English Heritage will become the 65th-largest charity in England and Wales, with an annual income of £90m once it spins out into the voluntary sector in 2015, according to figures released today.
This week’s spending review included the announcement that a new charity will spin out of the Historic Buildings and Monuments Commission for England, a non-departmental public body that is usually known as English Heritage, in 2015.
The new charity will use the name English Heritage and contain the arm of the existing organisation that looks after the National Heritage Collection – this consists of 420 historic sites, monuments and collections, including Stonehenge and Hadrian’s Wall.
The remainder of the organisation will remain as an NDPB, known initially as the National Heritage Protection Service.

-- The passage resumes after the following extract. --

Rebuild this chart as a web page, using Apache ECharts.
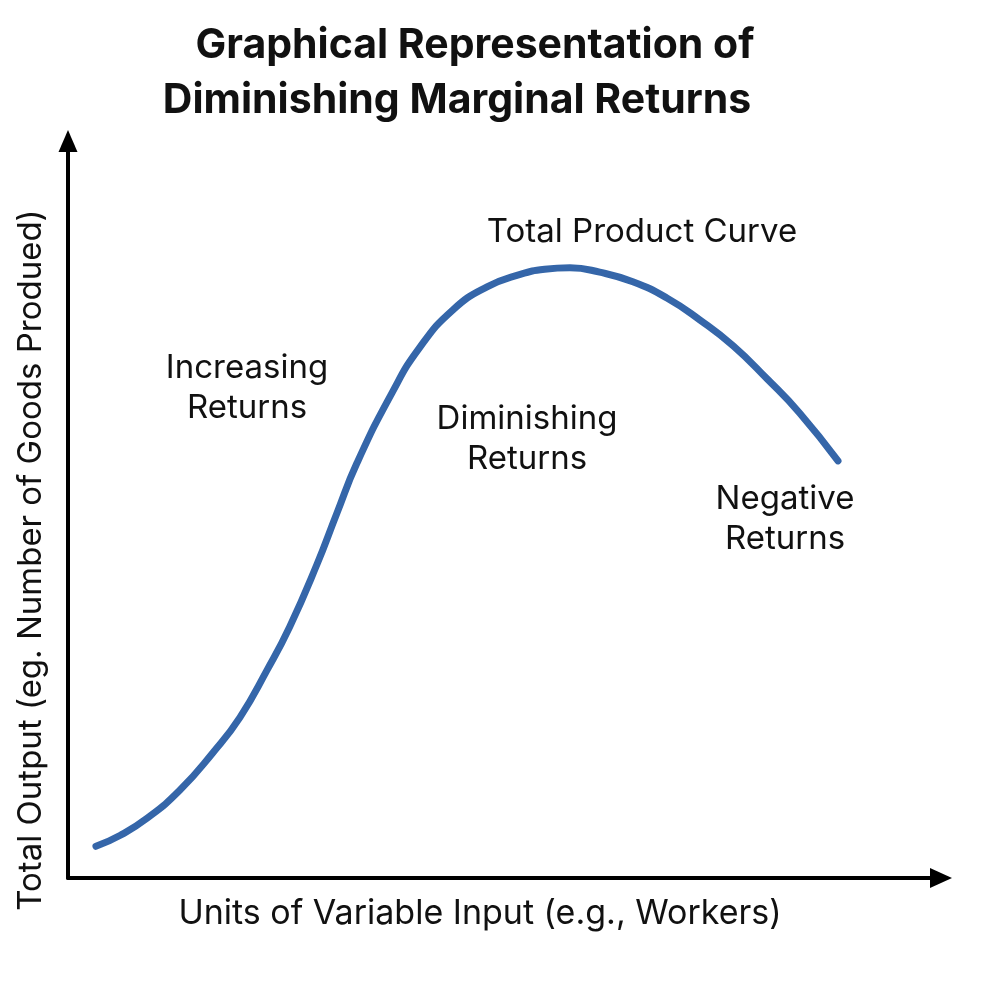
<!DOCTYPE html>
<html>
<head>
<meta charset="utf-8">
<script src="https://cdn.jsdelivr.net/npm/echarts@6/dist/echarts.min.js"></script>
<style>
html, body { margin: 0; padding: 0; background: #fff; }
#chart { width: 984px; height: 984px; }
</style>
</head>
<body>
<div id="chart"></div>
<script>
// units of input (0-100 scale) and total output
var inputUnits = [3.2, 6.0, 9.05, 12.8, 16.6, 19.7, 22.8, 25.4, 28.5, 30.8, 33.1, 37.1, 40.3, 44.1, 48.0, 51.8, 54.6, 57.5, 60.9, 64.7, 68.6, 72.4, 76.2, 80.1, 83.8, 88.2];
var totalOutput = [4.3, 5.8, 8.1, 11.9, 17.0, 21.8, 28.2, 34.1, 42.5, 49.5, 56.3, 65.8, 72.0, 77.1, 80.2, 81.9, 82.6, 82.8, 82.2, 80.9, 78.7, 75.7, 72.2, 67.7, 63.1, 56.6];

var titleLines = ['Graphical Representation of', 'Diminishing Marginal Returns'];

var regionLabels = [
	{ text: 'Total Product Curve', x: 642, y: 232 },
	{ text: 'Increasing\nReturns', x: 247, y: 388 },
	{ text: 'Diminishing\nReturns', x: 527, y: 439 },
	{ text: 'Negative\nReturns', x: 785, y: 519 }
];

var chart = echarts.init(document.getElementById('chart'));

var data = [];
for (var i = 0; i < inputUnits.length; i++) {
	data.push([inputUnits[i], totalOutput[i]]);
}

var font = 'Inter, "Liberation Sans", sans-serif';

var graphics = regionLabels.map(function(l) {
	return {
		type: 'text',
		x: l.x,
		y: l.y,
		style: {
			text: l.text,
			font: '33px ' + font,
			fill: '#111',
			align: 'center',
			verticalAlign: 'middle',
			lineHeight: 40
		}
	};
});

// axis titles
graphics.push({
	type: 'text',
	x: 480,
	y: 914,
	style: {
		text: 'Units of Variable Input (e.g., Workers)',
		font: '34px ' + font,
		fill: '#111',
		align: 'center',
		verticalAlign: 'middle'
	}
});
graphics.push({
	type: 'text',
	x: 31,
	y: 560,
	rotation: Math.PI / 2,
	style: {
		text: 'Total Output (eg. Number of Goods Produed)',
		font: '33px ' + font,
		fill: '#111',
		align: 'center',
		verticalAlign: 'middle'
	}
});

var titleCenters = [470, 452];
var titles = titleLines.map(function(t, idx) {
	return {
		text: t,
		left: titleCenters[idx],
		top: 20 + idx * 55,
		textAlign: 'center',
		textStyle: {
			fontFamily: font,
			fontSize: 41,
			fontWeight: 'bold',
			color: '#111'
		}
	};
});

var option = {
	backgroundColor: '#fff',
	animation: false,
	title: titles,
	grid: {
		left: 68,
		top: 141,
		right: 43,
		bottom: 106
	},
	xAxis: {
		type: 'value',
		min: 0,
		max: 100,
		axisLine: {
			lineStyle: { color: '#000', width: 4 },
			symbol: ['none', 'triangle'],
			symbolSize: [20, 22]
		},
		axisTick: { show: false },
		axisLabel: { show: false },
		splitLine: { show: false }
	},
	yAxis: {
		type: 'value',
		min: 0,
		max: 100,
		axisLine: {
			show: true,
			lineStyle: { color: '#000', width: 4 },
			symbol: ['none', 'triangle'],
			symbolSize: [19, 22]
		},
		axisTick: { show: false },
		axisLabel: { show: false },
		splitLine: { show: false }
	},
	graphic: graphics,
	series: [{
		type: 'line',
		data: data,
		smooth: 0.5,
		showSymbol: false,
		lineStyle: { color: '#3566a9', width: 7, cap: 'round' }
	}]
};
chart.setOption(option);
</script>
</body>
</html>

The National Heritage Collection will not belong to the new charity, but will remain in public ownership, English Heritage said. The charity will be given a long-term contract to run the collections, which will entitle it to receive revenues from the collection, including visitor income, membership, retail and catering. The exact length of the contract is still to be agreed.
Income from the collection is currently worth £70m a year, but the cost of running it is about £90m. The charity will initially receive an annual grant from the HBMCE to make up the difference between income and expenditure.
English Heritage said that revenue from the collection would rise over time to make up the difference between income and expenditure. It is currently rising by 7 per cent a year.
The charity will receive an additional, one-off settlement of £80m of government money to help it make the transition into the voluntary sector, which is expected to be spent mainly on a backlog of repairs and refurbishments to the sites in its care.
The charity will come into the sector with about 700 staff. Those staff will remain members of the Principal Civil Service Pension Scheme, which is unfunded, and will be paid for out of future tax revenues. It is not currently clear whether the charity will inherit a pensions deficit.
The move follows on the heels of British Waterways, which span out as the Canal and River Trust.